Scale features and set them to zero mean

In [12]:
[X mu sigma] = featureNormalize(X);

% Add intercept term to X
X = [ones(m, 1) X];


The function below computes cost for multiple variables.

In [ ]:
function J = computeCostMulti(X, y, theta)

m = length(y);

J = 0;

for i=1:m;
J=J+1./(2*m)*(theta'*X(i,:)'-y(i)).^2;
end
end


In multivariate case, the cost function can also be written in the following vectorized form

J($\theta$) = $\frac{1}{2m}(X\theta-y^→)^T(X\theta-y^→)$

The function below is gradient descent for multiple variables.

In [ ]:
function [theta, J_history] = gradientDescentMulti(X, y, theta, alpha, num_iters)

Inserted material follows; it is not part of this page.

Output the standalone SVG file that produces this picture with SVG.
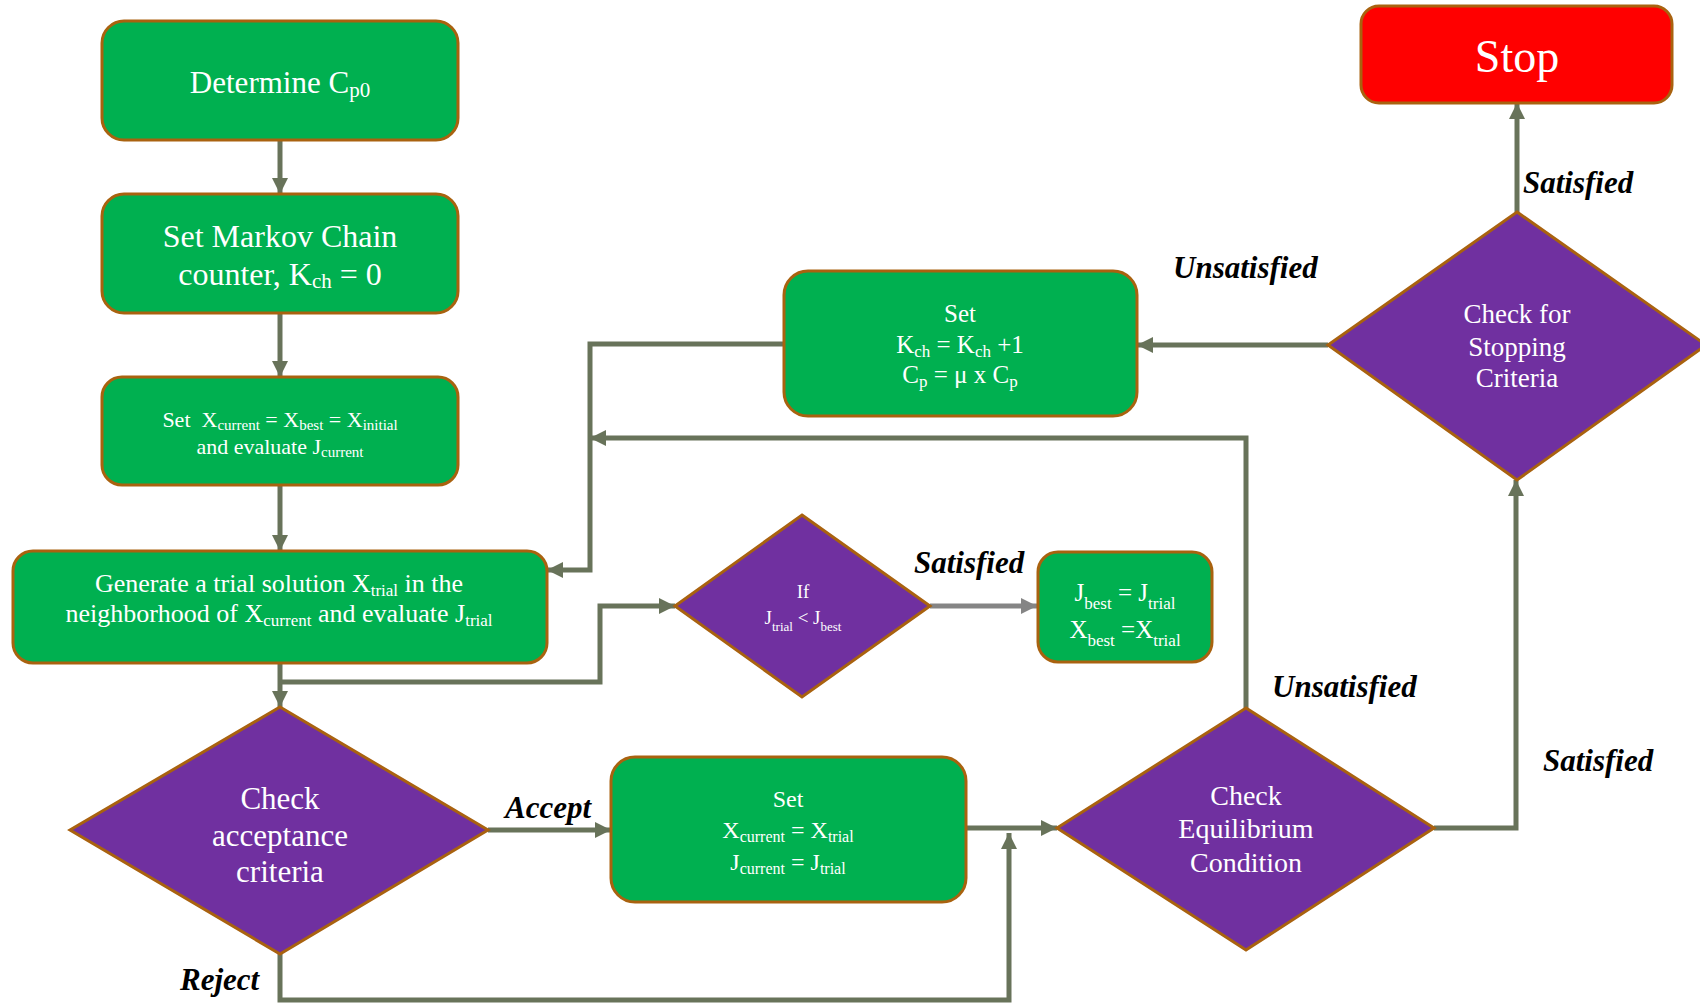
<svg xmlns="http://www.w3.org/2000/svg" width="1700" height="1004" viewBox="0 0 1700 1004">
  <style>
    .box { fill: #00B050; stroke: #A9620F; stroke-width: 3; }
    .stop { fill: #FF0000; stroke: #A9620F; stroke-width: 3; }
    .dia { fill: #7030A0; stroke: #A9620F; stroke-width: 3; }
    .t { font-family: "Liberation Serif", "Times New Roman", serif; fill: #FFFFFF; text-anchor: middle; }
    .lbl { font-family: "Liberation Serif", "Times New Roman", serif; font-weight: bold; font-style: italic; font-size: 31px; fill: #000000; }
    .conn { fill: none; stroke: #68735A; stroke-width: 5; }
    .conn-gray { fill: none; stroke: #858585; stroke-width: 5; }
  </style>
  <defs>
    <marker id="arr" markerUnits="userSpaceOnUse" markerWidth="18" markerHeight="18" refX="16" refY="8" orient="auto">
      <path d="M0,0 L16,8 L0,16 z" fill="#68735A"/>
    </marker>
    <marker id="arr-gray" markerUnits="userSpaceOnUse" markerWidth="18" markerHeight="18" refX="16" refY="8" orient="auto">
      <path d="M0,0 L16,8 L0,16 z" fill="#858585"/>
    </marker>
  </defs>
  <rect width="1700" height="1004" fill="#FFFFFF"/>

  <!-- connectors -->
  <g id="connectors">
    <path class="conn" d="M280,140 V194" marker-end="url(#arr)"/>
    <path class="conn" d="M280,313 V377" marker-end="url(#arr)"/>
    <path class="conn" d="M280,485 V551" marker-end="url(#arr)"/>
    <path class="conn" d="M280,663 V707" marker-end="url(#arr)"/>
    <path class="conn" d="M280,682 H600 V606 H675" marker-end="url(#arr)"/>
    <path class="conn-gray" d="M930,606 H1037" marker-end="url(#arr-gray)"/>
    <path class="conn" d="M488,830 H611" marker-end="url(#arr)"/>
    <path class="conn" d="M280,954 V1000 H1009 V833" marker-end="url(#arr)"/>
    <path class="conn" d="M966,828 H1057" marker-end="url(#arr)"/>
    <path class="conn" d="M1246,708 V438 H590" marker-end="url(#arr)"/>
    <path class="conn" d="M1434,828 H1516 V480" marker-end="url(#arr)"/>
    <path class="conn" d="M1328,345 H1137" marker-end="url(#arr)"/>
    <path class="conn" d="M784,344 H590 V570 H547" marker-end="url(#arr)"/>
    <path class="conn" d="M1517,212 V103" marker-end="url(#arr)"/>
  </g>

  <!-- process boxes -->
  <g id="determine-cp0">
    <rect class="box" x="102" y="21" width="356" height="119" rx="22"/>
    <text class="t" x="280" y="93" font-size="31">Determine C<tspan font-size="21" baseline-shift="-4">p0</tspan></text>
  </g>

  <g id="set-markov">
    <rect class="box" x="102" y="194" width="356" height="119" rx="22"/>
    <text class="t" x="280" y="247" font-size="32">Set Markov Chain</text>
    <text class="t" x="280" y="285" font-size="32">counter, K<tspan font-size="21" baseline-shift="-3">ch</tspan> = 0</text>
  </g>

  <g id="set-initial">
    <rect class="box" x="102" y="377" width="356" height="108" rx="20"/>
    <text class="t" x="280" y="427" font-size="22" xml:space="preserve">Set  X<tspan font-size="15" baseline-shift="-3">current</tspan> = X<tspan font-size="15" baseline-shift="-3">best</tspan> = X<tspan font-size="15" baseline-shift="-3">initial</tspan></text>
    <text class="t" x="280" y="454" font-size="22">and evaluate J<tspan font-size="15" baseline-shift="-3">current</tspan></text>
  </g>

  <g id="generate-trial">
    <rect class="box" x="13" y="551" width="534" height="112" rx="20"/>
    <text class="t" x="279" y="592" font-size="26">Generate a trial solution X<tspan font-size="17" baseline-shift="-4">trial</tspan> in the</text>
    <text class="t" x="279" y="622" font-size="26">neighborhood of X<tspan font-size="17" baseline-shift="-4">current</tspan> and evaluate J<tspan font-size="17" baseline-shift="-4">trial</tspan></text>
  </g>

  <g id="update-kch">
    <rect class="box" x="784" y="271" width="353" height="145" rx="24"/>
    <text class="t" x="960" y="322" font-size="25">Set</text>
    <text class="t" x="960" y="353" font-size="25">K<tspan font-size="17" baseline-shift="-4">ch</tspan> = K<tspan font-size="17" baseline-shift="-4">ch</tspan> +1</text>
    <text class="t" x="960" y="383" font-size="25">C<tspan font-size="17" baseline-shift="-4">p</tspan> = μ x C<tspan font-size="17" baseline-shift="-4">p</tspan></text>
  </g>

  <g id="update-best">
    <rect class="box" x="1038" y="552" width="174" height="110" rx="20"/>
    <text class="t" x="1125" y="601" font-size="25">J<tspan font-size="17" baseline-shift="-8">best</tspan> = J<tspan font-size="17" baseline-shift="-8">trial</tspan></text>
    <text class="t" x="1125" y="638" font-size="25">X<tspan font-size="17" baseline-shift="-8">best</tspan> =X<tspan font-size="17" baseline-shift="-8">trial</tspan></text>
  </g>

  <g id="accept-trial">
    <rect class="box" x="611" y="757" width="355" height="145" rx="24"/>
    <text class="t" x="788" y="807" font-size="24">Set</text>
    <text class="t" x="788" y="838" font-size="24">X<tspan font-size="16" baseline-shift="-4">current</tspan> = X<tspan font-size="16" baseline-shift="-4">trial</tspan></text>
    <text class="t" x="788" y="870" font-size="24">J<tspan font-size="16" baseline-shift="-4">current</tspan> = J<tspan font-size="16" baseline-shift="-4">trial</tspan></text>
  </g>

  <g id="stop">
    <rect class="stop" x="1361" y="6" width="311" height="97" rx="18"/>
    <text class="t" x="1517" y="72" font-size="46">Stop</text>
  </g>

  <!-- decision diamonds -->
  <g id="if-better">
    <polygon class="dia" points="802,515 930,606 802,697 675,606"/>
    <text class="t" x="803" y="598" font-size="19">If</text>
    <text class="t" x="803" y="624" font-size="19">J<tspan font-size="13" baseline-shift="-7">trial</tspan> &lt; J<tspan font-size="13" baseline-shift="-7">best</tspan></text>
  </g>

  <g id="check-acceptance">
    <polygon class="dia" points="280,707 488,830 280,954 70,830"/>
    <text class="t" x="280" y="809" font-size="31">Check</text>
    <text class="t" x="280" y="846" font-size="31">acceptance</text>
    <text class="t" x="280" y="882" font-size="31">criteria</text>
  </g>

  <g id="check-equilibrium">
    <polygon class="dia" points="1246,708 1434,828 1246,950 1057,828"/>
    <text class="t" x="1246" y="805" font-size="28">Check</text>
    <text class="t" x="1246" y="838" font-size="28">Equilibrium</text>
    <text class="t" x="1246" y="872" font-size="28">Condition</text>
  </g>

  <g id="check-stopping">
    <polygon class="dia" points="1517,212 1706,345 1517,480 1328,345"/>
    <text class="t" x="1517" y="323" font-size="27">Check for</text>
    <text class="t" x="1517" y="356" font-size="27">Stopping</text>
    <text class="t" x="1517" y="387" font-size="27">Criteria</text>
  </g>

  <!-- connector labels -->
  <g id="labels">
    <text class="lbl" x="914" y="573">Satisfied</text>
    <text class="lbl" x="1173" y="278">Unsatisfied</text>
    <text class="lbl" x="1523" y="193">Satisfied</text>
    <text class="lbl" x="1272" y="697">Unsatisfied</text>
    <text class="lbl" x="1543" y="771">Satisfied</text>
    <text class="lbl" x="505" y="818">Accept</text>
    <text class="lbl" x="180" y="990">Reject</text>
  </g>
</svg>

m = length(y); % number of training examples
J_history = zeros(num_iters, 1);

for iter = 1:num_iters;

z = zeros(size(X, 2),1);

for j=1:size(X,2);
for i=1:m;
z(j)=z(j)+1./m*(theta'*X(i,:)'-y(i)).*X(i,j)^min(j-1,1);
end
end

for i=1:size(X,2);
theta(i)=theta(i)-alpha*z(i);

end

J_history(iter) = computeCostMulti(X, y, theta);

end

end

In [13]:
% Choose some alpha value
alpha = 0.01;
num_iters = 400;

% Init Theta and Run Gradient Descent
theta = zeros(3, 1);
[theta, J_history] = gradientDescentMulti(X, y, theta, alpha, num_iters);


Plot the convergence graph

In [14]:
plot(1:numel(J_history), J_history, '-b', 'LineWidth', 2);
xlabel('Number of iterations');
ylabel('Cost J');


Using Normal equation¶

Instead of gradient descent, we can also use normal equation. The function below uses normal equation to get the coefficients.

In [ ]:
function [theta] = normalEqn(X, y)

theta = zeros(size(X, 2), 1);

theta=pinv(X'*X)*X'*y;

end

In [15]:
% Calculate the parameters from the normal equation
theta = normalEqn(X, y);

In [16]:
% Display normal equation's result
fprintf('Theta computed from the normal equations: \n');
fprintf(' %f \n', theta);
fprintf('\n');

Theta computed from the normal equations:
340412.659574
110631.050279
-6649.474271


Now, let's estimate the price of a 1650 sq-ft, 3 br house.

In [18]:
price = [1,1650,3]*theta;

In [30]:
fprintf(['Predicted price of a 1650 sq-ft, 3 br house ' ...
'(using normal equations):\n $%f\n'], round(price,0));  Predicted price of a 1650 sq-ft, 3 br house (using normal equations):$182861697.000000


Summary¶

This post is on linear regression using both normal equation and gradient descent techniques. We used single variable to predict profit and multiple variables to predict house prices. Generally, we use normal equation if the size of the data set is not huge but if it is, we have to use gradient descent because normal equation is computationally intensive and it complexity is O(n^3).